Bangladeshi military officer

Mohsin Uddin Ahmed BB, psc (মহসীন উদ্দীন আহমেদ) was a brigadier general of the Bangladesh Army and recipient of Bir Bikrom, the third highest gallantry award of Bangladesh, for his actions during the Bangladesh Liberation War. He was the most senior official of the Bangladesh Army executed for the assassination of Ziaur Rahman.

== Early life ==
Ahmed was born on 24 December 1939 in Sreenagar Upazila, Bikrampur District, East Bengal, British India. His father was Mohiuddin Ahmed, and mother was Begum Nurunnahar. He was married to Hosne Ara. While doing his master's in geography, he joined the Pakistan Army in 1963.

== Career ==
Ahmed received his commission in the 3rd East Bengal Regiment of the Pakistan Army in 1965.
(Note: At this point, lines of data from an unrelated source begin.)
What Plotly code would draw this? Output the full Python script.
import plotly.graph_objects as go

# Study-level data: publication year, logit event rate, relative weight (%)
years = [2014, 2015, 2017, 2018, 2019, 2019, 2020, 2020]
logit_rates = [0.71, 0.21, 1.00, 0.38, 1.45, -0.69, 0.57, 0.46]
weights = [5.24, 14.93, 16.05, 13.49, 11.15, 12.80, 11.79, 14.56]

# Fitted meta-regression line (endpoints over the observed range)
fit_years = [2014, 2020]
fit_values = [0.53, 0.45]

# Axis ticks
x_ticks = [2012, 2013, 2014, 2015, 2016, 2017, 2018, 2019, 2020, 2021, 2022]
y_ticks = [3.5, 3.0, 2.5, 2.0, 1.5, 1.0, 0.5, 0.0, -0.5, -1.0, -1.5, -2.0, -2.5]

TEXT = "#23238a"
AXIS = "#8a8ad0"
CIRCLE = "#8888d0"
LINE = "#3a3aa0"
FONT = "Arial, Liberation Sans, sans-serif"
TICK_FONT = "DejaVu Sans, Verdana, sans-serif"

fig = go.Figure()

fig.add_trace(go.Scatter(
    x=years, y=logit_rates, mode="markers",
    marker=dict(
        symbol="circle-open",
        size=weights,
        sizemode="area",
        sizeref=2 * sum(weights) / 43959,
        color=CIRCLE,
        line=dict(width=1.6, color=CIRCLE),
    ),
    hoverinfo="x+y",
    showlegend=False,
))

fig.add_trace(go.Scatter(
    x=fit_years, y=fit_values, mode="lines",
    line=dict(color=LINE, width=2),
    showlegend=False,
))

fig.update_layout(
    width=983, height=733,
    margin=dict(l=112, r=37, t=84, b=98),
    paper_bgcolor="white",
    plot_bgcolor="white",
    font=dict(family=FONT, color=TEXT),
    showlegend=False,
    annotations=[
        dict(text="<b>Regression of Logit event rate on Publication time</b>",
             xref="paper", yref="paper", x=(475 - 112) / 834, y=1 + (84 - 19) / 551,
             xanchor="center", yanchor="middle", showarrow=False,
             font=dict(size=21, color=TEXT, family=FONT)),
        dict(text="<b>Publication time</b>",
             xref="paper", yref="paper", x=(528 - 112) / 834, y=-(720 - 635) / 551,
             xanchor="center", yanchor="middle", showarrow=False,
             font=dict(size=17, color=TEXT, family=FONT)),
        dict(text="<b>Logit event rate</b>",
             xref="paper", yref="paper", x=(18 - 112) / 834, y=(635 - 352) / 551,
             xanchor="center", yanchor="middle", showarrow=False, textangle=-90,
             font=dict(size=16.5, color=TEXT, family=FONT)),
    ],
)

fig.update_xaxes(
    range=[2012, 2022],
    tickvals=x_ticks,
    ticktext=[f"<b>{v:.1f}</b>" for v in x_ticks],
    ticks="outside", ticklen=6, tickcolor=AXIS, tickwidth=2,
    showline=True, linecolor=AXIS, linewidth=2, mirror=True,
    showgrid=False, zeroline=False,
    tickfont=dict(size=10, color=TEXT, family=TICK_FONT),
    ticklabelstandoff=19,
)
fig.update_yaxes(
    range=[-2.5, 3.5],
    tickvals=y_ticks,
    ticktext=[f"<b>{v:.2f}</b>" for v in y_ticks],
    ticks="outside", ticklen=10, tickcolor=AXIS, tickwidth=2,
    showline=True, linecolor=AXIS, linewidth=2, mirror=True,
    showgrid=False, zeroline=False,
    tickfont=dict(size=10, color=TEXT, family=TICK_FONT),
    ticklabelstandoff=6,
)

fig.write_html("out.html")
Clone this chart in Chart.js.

On 26 March 1971, Ahmed was the adjutant of the East Bengal Center in Chittagong District when Operation Searchlight was launched by the Pakistan Army. He deserted the army and fought for Bangladesh in the Bangladesh Liberation War. He served in the 3rd East Bengal of the Z forces commanded by Major Ziaur Rahman. He commanded a company during the war based in India. He fought a number of skirmishes during the war, most notably at Tengratila in Sunamganj District. He received Bir Bikrom for his role in the war. He was promoted to brigadier in 1978.

== Death ==
Ahmed was serving as the commander of the 69th Infantry Brigade in Chittagong when the assassination of Ziaur Rahman, president of Bangladesh, took place in Chittagong on 30 May 1981. He was arrested on 2 June, tried in a court martial by Major General Abdur Rahman, and executed on 23 September 1981 in Rajshahi Central Jail. The prosecutors at the trial were Colonel A.M.S.A. Amin, Lieutenant Colonel Abu Nayeem Amin Ahmed, and Brigadier General Nazirul Aziz Chishti. His defence team was composed of Brigadier General M. Anwar Hossain, Colonel Mohammad Ainuddin, and Lieutenant Colonel Syed Muhammad Ibrahim. The trial lasted 17 days, after which 12 officers were hanged. He was buried in Banani graveyard.